One thing that surprises me is how few Windows users use the multiple virtual 'desktops' that are freely available for windows as they are for Unix/Linux systems. I suspect it's the 'desktop' paradigm that makes this happen, having as many 'desktops' as you want and being able to go from one to another instantly just seems wrong if you're stuck in the rut of an office desktop.
Not have a folder and not allow people to put icons/files/etc. on the desktop? (I keep a few files on my desktop, due to the goodness of Gnome doing icon preview of photos this is quite handy, and it reminds me to put downloaded files in the right place later on) or have some other method which allows people to put icons/files/etc. on the desktop but give the folder a different name? or hide the folder somewhere obscure so they (especially newbies) can't find it?

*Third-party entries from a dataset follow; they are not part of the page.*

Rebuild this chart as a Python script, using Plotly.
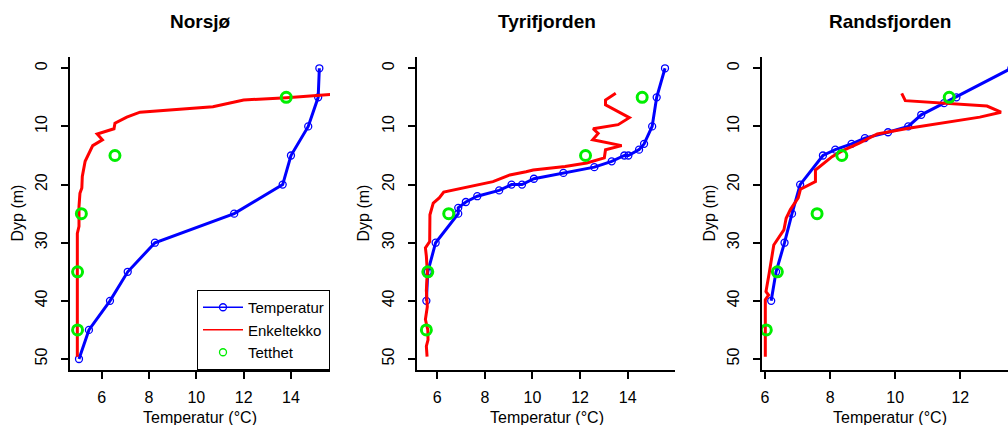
import plotly.graph_objects as go

# ---------------- data ----------------
titles = ["Norsjø", "Tyrifjorden", "Randsfjorden"]
series_names = ["Temperatur", "Enkeltekko", "Tetthet"]

# Temperatur profiles (depth m, temp °C)
temp_depth_1 = [0, 5, 10, 15, 20, 25, 30, 35, 40, 45, 50]
temp_1 = [15.2, 15.15, 14.73, 14.0, 13.65, 11.6, 8.25, 7.1, 6.35, 5.46, 5.04]

temp_depth_2 = [0, 5, 10, 13, 14, 15, 15, 16, 17, 18, 19, 20, 20, 21, 22, 23, 24, 25, 30, 35, 40]
temp_2 = [15.57, 15.22, 15.03, 14.69, 14.48, 14.03, 13.86, 13.33, 12.6, 11.3, 10.06,
          9.56, 9.12, 8.6, 7.68, 7.2, 6.88, 6.88, 5.93, 5.6, 5.54]

temp_depth_3 = [0, 5, 6, 8, 10, 11, 12, 13, 14, 15, 20, 25, 30, 35, 40]
temp_3 = [13.57, 11.88, 11.5, 10.8, 10.4, 9.78, 9.07, 8.66, 8.16, 7.78, 7.08, 6.83, 6.6, 6.34, 6.19]

# Enkeltekko profiles
echo_depth_1 = [4.3, 5.05, 5.45, 6.6, 7.55, 8.4, 9.45, 10.4, 11.3, 12.3, 13.3, 16.0, 18.6,
                20.6, 21.5, 23.8, 27.2, 28.4, 49.6]
echo_1 = [16.3, 13.82, 12.0, 10.7, 7.62, 7.06, 6.56, 6.52, 5.81, 6.03, 5.62, 5.3, 5.18,
          5.16, 5.08, 5.04, 5.04, 4.97, 4.97]

echo_depth_2 = [4.3, 5.45, 6.3, 8.5, 9.7, 10.4, 11.2, 12.3, 13.3, 14.0, 15.4, 16.3, 16.9,
                17.5, 17.8, 18.35, 19.5, 21.3, 22.3, 23.2, 25.2, 29.5, 29.8, 30.9, 32.3,
                35.0, 38.2, 41.0, 43.2, 45.0, 46.7, 47.8, 49.6]
echo_2 = [13.5, 13.07, 13.07, 14.07, 13.6, 12.55, 12.76, 12.53, 13.75, 13.07, 13.02, 12.28,
          11.37, 10.03, 9.73, 9.05, 8.34, 6.27, 6.08, 5.83, 5.69, 5.66, 5.68, 5.5, 5.54,
          5.58, 5.54, 5.58, 5.5, 5.6, 5.61, 5.54, 5.57]

echo_depth_3 = [4.3, 5.57, 6.5, 7.56, 8.4, 9.46, 10.3, 11.3, 12.2, 12.9, 14.2, 15.2, 17.5,
                19.5, 20.8, 22.3, 24.3, 25.8, 27.8, 30.4, 35.2, 38.4, 39.0, 39.8, 49.6]
echo_3 = [10.2, 10.31, 12.82, 13.25, 12.6, 11.38, 10.41, 9.45, 9.15, 8.88, 8.37, 8.06, 7.55,
          7.55, 7.09, 7.02, 6.78, 6.65, 6.58, 6.27, 6.13, 6.03, 6.11, 6.01, 6.01]

# Tetthet
dens_depth = [5, 15, 25, 35, 45]
dens_1 = [13.8, 6.56, 5.14, 4.98, 4.98]
dens_2 = [14.61, 12.23, 6.48, 5.6, 5.54]
dens_3 = [11.66, 8.36, 7.6, 6.38, 6.04]

x_ticks = [[6, 8, 10, 12, 14], [6, 8, 10, 12, 14, 16], [6, 8, 10, 12, 14]]
y_ticks = [0, 10, 20, 30, 40, 50]

# ---------------- layout geometry ----------------
W, H = 1008, 425
FONT = "Liberation Sans, Arial, Helvetica, sans-serif"
FS = 16
x_domains = [[70 / W, 330 / W], [416.7 / W, 675 / W], [762 / W, 1.0]]
x_ranges = [[4.66, 15.65], [5.134, 15.99], [5.908, 13.465]]
y_dom = [(H - 370) / H, (H - 57) / H]
y_range = [51.89, -1.94]
title_x = [200, 546.5, 890]

BLUE, RED, GREEN = "#0000ff", "#ff0000", "#00ee00"

temps = [(temp_depth_1, temp_1), (temp_depth_2, temp_2), (temp_depth_3, temp_3)]
echos = [(echo_depth_1, echo_1), (echo_depth_2, echo_2), (echo_depth_3, echo_3)]
dens = [dens_1, dens_2, dens_3]

fig = go.Figure()
for i in range(3):
    xa = "x" if i == 0 else f"x{i+1}"
    ya = "y" if i == 0 else f"y{i+1}"
    td, tv = temps[i]
    fig.add_trace(go.Scatter(
        x=tv, y=td, xaxis=xa, yaxis=ya, mode="lines+markers", name=series_names[0],
        line=dict(color=BLUE, width=3),
        marker=dict(symbol="circle-open", size=7, color=BLUE, line=dict(width=1.3)),
        showlegend=False))
    ed, ev = echos[i]
    fig.add_trace(go.Scatter(
        x=ev, y=ed, xaxis=xa, yaxis=ya, mode="lines", name=series_names[1],
        line=dict(color=RED, width=3), showlegend=False))
    fig.add_trace(go.Scatter(
        x=dens[i], y=dens_depth, xaxis=xa, yaxis=ya, mode="markers", name=series_names[2],
        marker=dict(symbol="circle-open", size=10, color=GREEN, line=dict(width=3)),
        showlegend=False))

# legend keys (thin lines / small symbols as in the original legend box)
fig.add_trace(go.Scatter(x=[None], y=[None], mode="lines+markers", name=series_names[0],
                         line=dict(color=BLUE, width=1.3),
                         marker=dict(symbol="circle-open", size=7, color=BLUE, line=dict(width=1.3))))
fig.add_trace(go.Scatter(x=[None], y=[None], mode="lines", name=series_names[1],
                         line=dict(color=RED, width=1.3)))
fig.add_trace(go.Scatter(x=[None], y=[None], mode="markers", name=series_names[2],
                         marker=dict(symbol="circle-open", size=7, color=GREEN, line=dict(width=1.3))))

axis_common = dict(showgrid=False, zeroline=False, showline=True, linecolor="black",
                   linewidth=1.5, ticks="outside", ticklen=7, tickwidth=1.5,
                   tickcolor="black", tickfont=dict(family=FONT, size=FS, color="black"))
layout = dict(width=W, height=H, margin=dict(l=0, r=0, t=0, b=0),
              plot_bgcolor="white", paper_bgcolor="white",
              font=dict(family=FONT, size=FS, color="black"))
for i in range(3):
    xk = "xaxis" if i == 0 else f"xaxis{i+1}"
    yk = "yaxis" if i == 0 else f"yaxis{i+1}"
    ya = "y" if i == 0 else f"y{i+1}"
    xa = "x" if i == 0 else f"x{i+1}"
    layout[xk] = dict(domain=x_domains[i], range=x_ranges[i], anchor=ya,
                      tickvals=x_ticks[i], ticklabelstandoff=5, **axis_common)
    layout[yk] = dict(domain=y_dom, range=y_range, anchor=xa, tickvals=y_ticks,
                      tickangle=-90, ticklabelstandoff=8, **axis_common)

annotations = []
for i in range(3):
    annotations.append(dict(text="<b>" + titles[i] + "</b>", x=title_x[i] / W, y=1 - 22 / H,
                            xref="paper", yref="paper", showarrow=False,
                            font=dict(family=FONT, size=19, color="black"),
                            xanchor="center", yanchor="middle"))
    annotations.append(dict(text="Temperatur (°C)", x=title_x[i] / W, y=1 - 417 / H,
                            xref="paper", yref="paper", showarrow=False,
                            font=dict(family=FONT, size=FS, color="black"),
                            xanchor="center", yanchor="middle"))
yt_x = [17, 363, 709]
for i in range(3):
    annotations.append(dict(text="Dyp (m)", x=yt_x[i] / W, y=1 - 213.5 / H,
                            xref="paper", yref="paper", showarrow=False, textangle=-90,
                            font=dict(family=FONT, size=FS, color="black"),
                            xanchor="center", yanchor="middle"))
layout["annotations"] = annotations
layout["legend"] = dict(x=330 / W, y=(H - 370) / H, xanchor="right", yanchor="bottom",
                        bordercolor="black", borderwidth=1, bgcolor="white",
                        font=dict(family=FONT, size=15, color="black"),
                        tracegroupgap=0, itemwidth=40, itemsizing="trace")
fig.update_layout(**layout)
fig.write_html("out.html")
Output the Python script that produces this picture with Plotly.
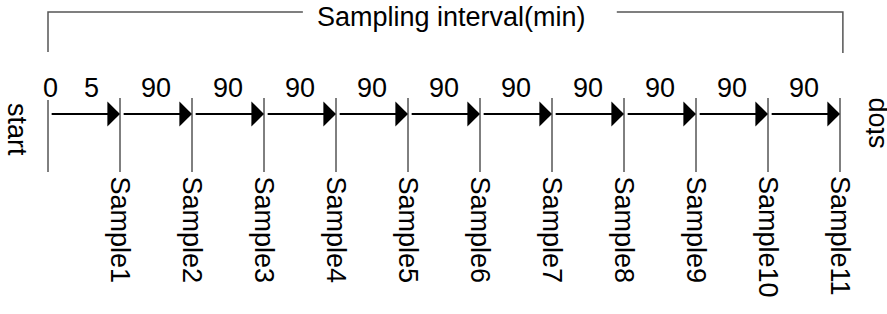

You find it by using the facilities that a computer has that a real desktop hasn't:-
You use the file system hierarchy to have easy and quick and easily found places to keep all your data. It amazes me how many people don't use a tree structured approach to keeping stuff, so many people have the whole screen covered with 'top level' icons.
If you do lose something you use the computer's ability to search huge data stores very quickly to find it.
Another thing you can do with Gnome is you can create "locations" which can point at an SSH connection/filesystem (SFTP I guess, I've never used this) and FTP server, a Windows Share, or a WebDAV folder. You can then make these locations appear in the file dialogues as an easy way to get places with a single click.
Which goes to prove what I said to some extent, this is something unique to the computer environment and constraining it to a 'desktop' just makes it more difficult to use and understand.